At the beginning of September the ministry of climate presented the third, and as it seemed back then – the last, version of Poland’s Energy Strategy by 2040. According to the document, depending on the scenario the participation of coal in energy generation will be reduced from the current 75 to 28 or 11 percent in 2040. However, trade unions have stated that this plan was unacceptable. Nevertheless, the strategy’s fundamentals had already been made part and parcel of the plans on reducing CO2 emissions and RES participation in National energy and climate plans (NECPs) by 2030 and presented to the EC at the end of 2019. However, the agreement between the government and miners says that Poland’s Energy Strategy will depend on, among others, the social agreement that will regulate the bituminous coal sector in Poland. This puts into question the reliability both of the September version of the strategy and the NECP presented in Brussels.
Social agreement in exchange for climate neutrality?
The social agreement, which may change the 2040 Energy Strategy, will include:
• a mechanism for financing the bituminous coal sector,
• financing low- and zero- emission energy sources that use bituminous coal through, among others, investment in the Łaziska power plant, CCU technology and facilities for hydrogen generation from coke-oven gas,
• a special purpose vehicle whose goal will be to implement clean coal projects, for instance, smokeless fuel, The vehicle will verify IGCC, CCS and CCU projects and the usage of coal to produce methanol and hydrogen,
• allowing smokeless fuel in households by 2040,
• deadlines for shutting down bituminous coal production in individual mines by the end of 2049,
• initial schedule for the transition of the mining sector, which will include a list of mines that will be shut down with dates.

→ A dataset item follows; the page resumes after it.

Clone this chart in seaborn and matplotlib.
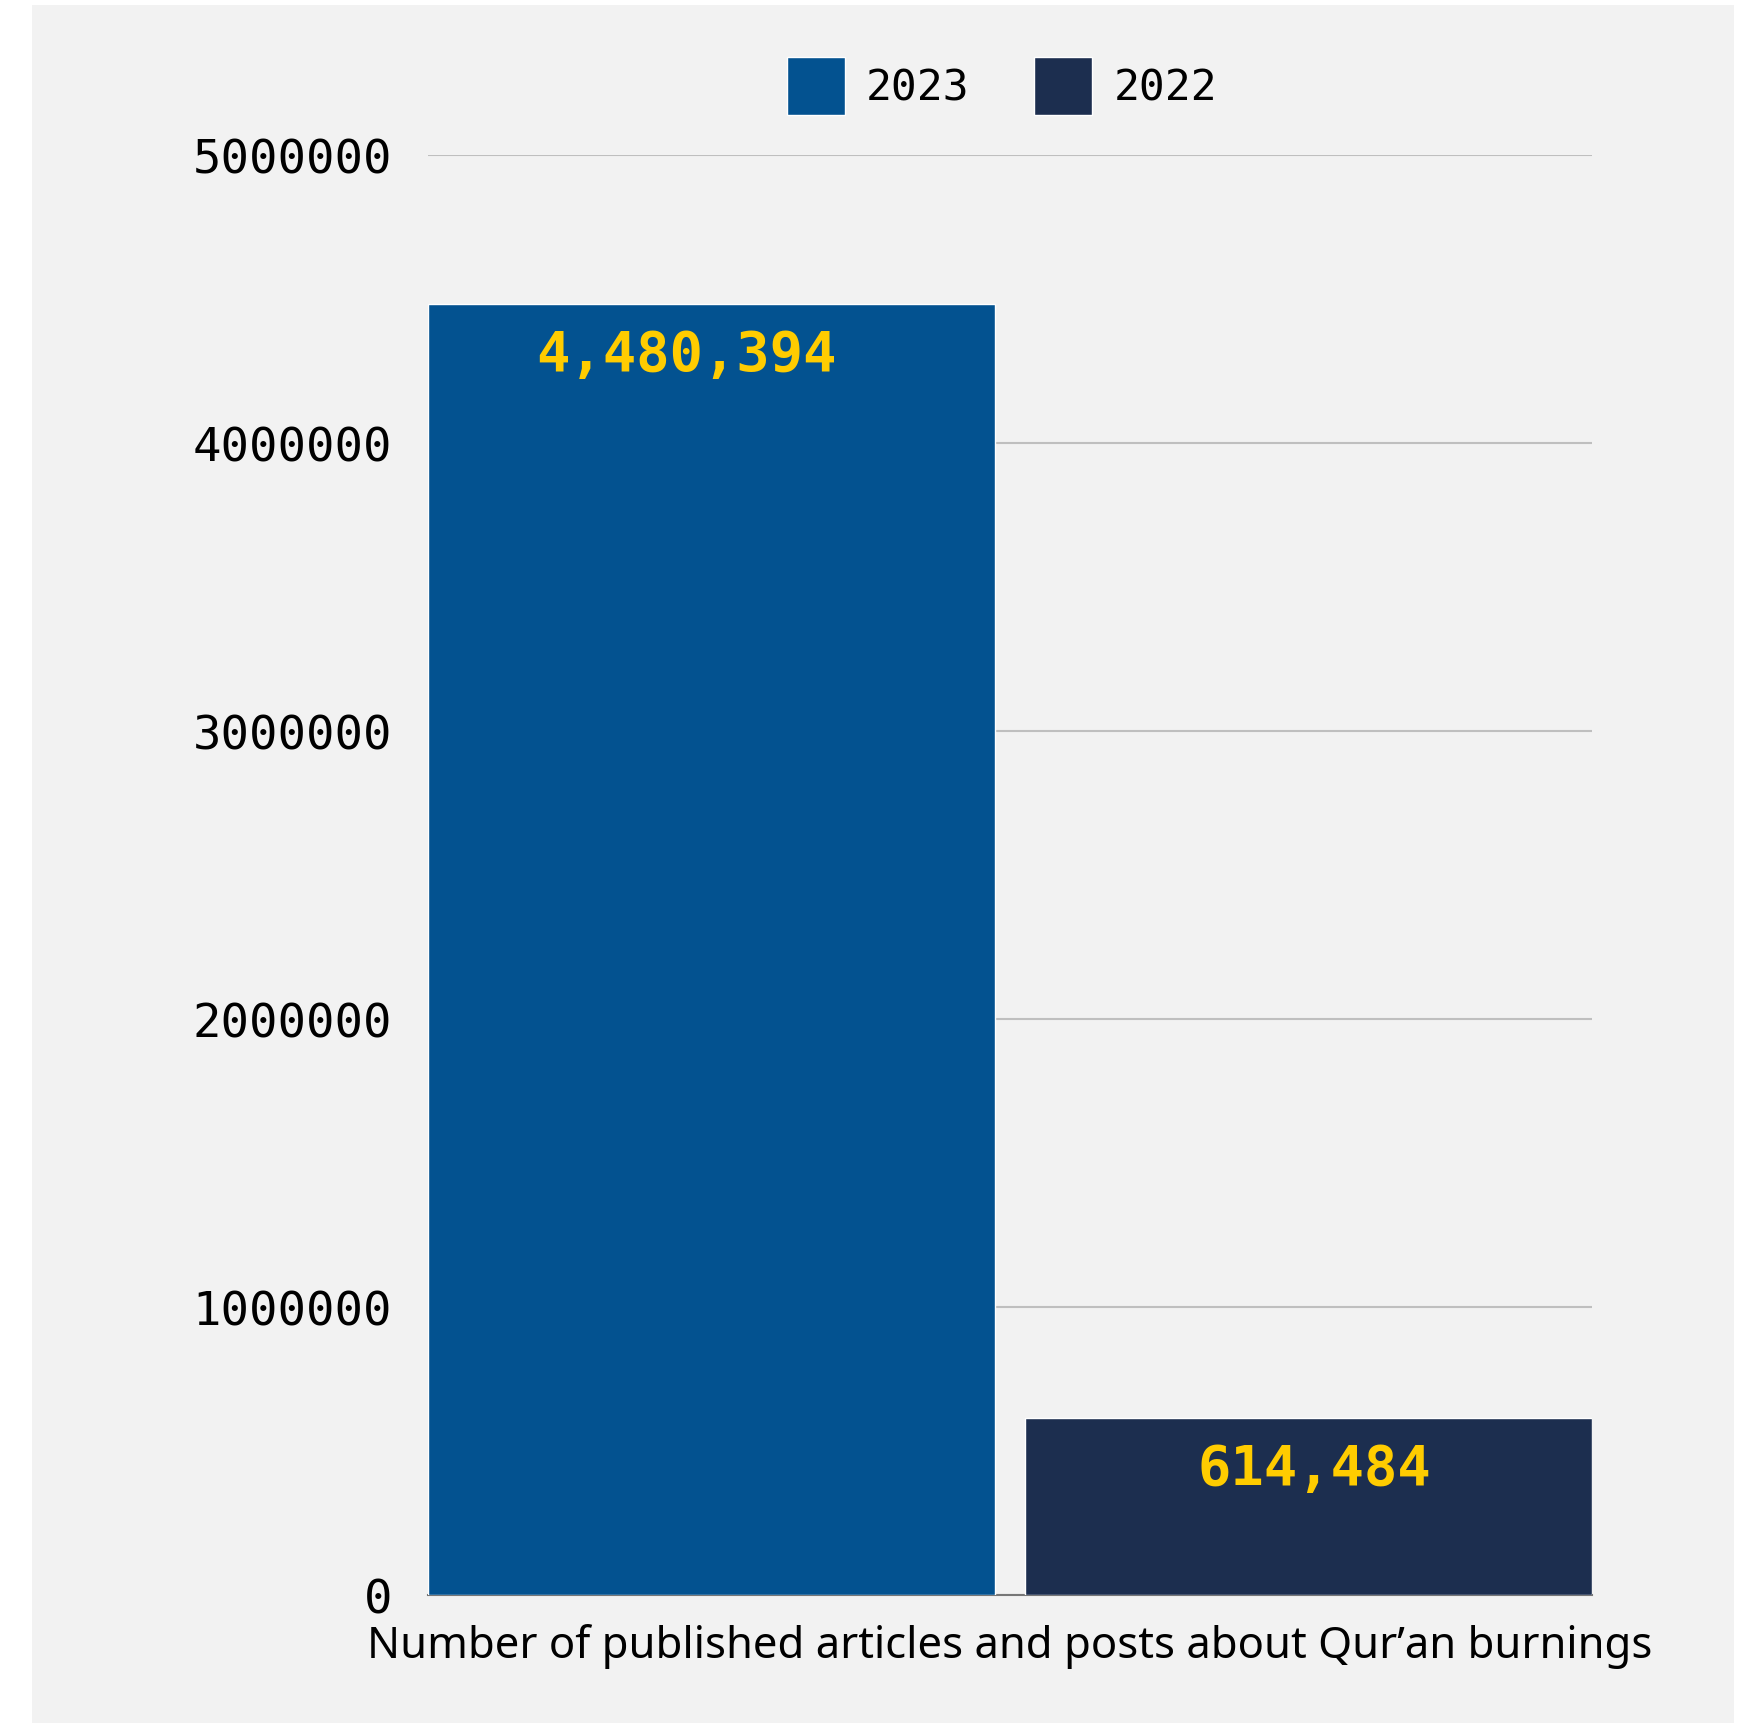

The fifth point is, on the one hand a nod to the EC and the 2050 climate neutrality plan, but on the other includes demands that pertain to the so-called clean coal technologies, which are clean only in name, e.g. coal gasification. These technologies still generate emissions, but in amounts smaller than traditional burning of coal. However, the problem is that no financial institution will give credit to build a production plant that uses coal, regardless of the technology used. Only institutions from outside of the EU would do that, e.g. China, but this could be a risky decision. Despite that, last February, the Office of Competition and Consumer Protection (UOKiK) agreed for Enea and Mitsubishi Hitachi Power Systems from Yokohama to establish a company together. The firms want to cooperate on building a power plant that uses coal gasification to generate power. The plant could be constructed by the coal mine in Bogdanka. The Enea Group is preparing a feasability study for the project. Still, the question who will bankroll this technology remains.
The sixth point talks about the industry’s recent demand to drop the obligation to sell energy on the Polish Power Exchange (TGE), which seems like the most transparent way of trading power. According to the agreement, the government will abolish the regulations on mandatory wholesale trade of power on TGE. In theory this would limit energy import. TGE claims that the obligation does not impact energy import levels, which means abolishing it will not decrease the amount of energy purchased abroad.
The seventh point says that a plenipotentiary for the transition of post-mining areas will be appointed. Their job will be to coordinate efforts related to economic growth and jobs creation in the affected areas.
However, it is point no. 12 that has caused the biggest controversy. It will enter into force on the day the European Commission agrees to granting public aid and subsidies to ongoing production in the bituminous coal sector. The EU Council decided that until the end of 2018 governments were allowed to subsidize production by granting public aid to mines, whose shutdown deadline had been set. In Poland, the Makoszowy and Juliusz mines received such help, and the public aid plan was scheduled until 2023. According to the Council’s 2010 decision on state aid to expedite the closure of uncompetitive coal mines “the operation of the coal production units concerned must form part of a closure plan the deadline of which does not extend beyond 31 December 2018″”. Therefore, the current law makes it impossible to grant subsidies to mines. Still, in theory it is possible to open talks with the EC and the Council on this issue. However, other states would have to agree to subsidizing mining for another 30 years in a vote. Considering the fact that the most recent policies limited any kind of support for coal after 2018, such a consent is rather doubtful. Another piece of the puzzle is the fact that the government wants to separate coal-fired power generation from mining companies and create a new entity. That body will then manage power generation from coal, which, will ensure energy security in case energy supply from renewable energy sources becomes unstable. This strategy is similar to Germany’s, but it has to be approved by the EC as well.
Therefore, it seems likely that Poland may agree to the 2050 climate neutrality target, provided that the EC says yes to another 30 years of subsidizing coal extraction and coal-fired power generation. It looks like jumping on the climate neutrality bandwagon is necessary to receive EUR 3.5 bn, which is the full financial envelope devoted to the energy transition of post-mining regions as part of the Just Transition Fund. This demand should be raised on the upcoming European Council meeting. Whether the Polish mining sector will be allowed to receive public aid after 2018 will depend on top politicians.
What is missing?
The agreement is teeming with assurances on continuing extraction for another 30 years with budget grants, subject to EC consent. However, it doesn’t say what will replace coal by 2050 when it comes to power generation, and what should be done with coal mines, which have been providing energy security for the past decades. They may be turned into energy storage units in the form of pumped storage power plants. Former miners will be able to find new jobs at such facilities, and Germany is already building its first plants of this kind. In the former Prosper-Haniel mine in Bottrop, a 200 MW pumped storage power plant will be built. The Krupiński mine in Poland was supposed to have undergone a similar transition. However, the project was suspended after private investors decided to try to restart coal extraction there. These types of projects are compatible with the possibilities offered by the Just Transition Fund and will ensure Silesia’s energy security.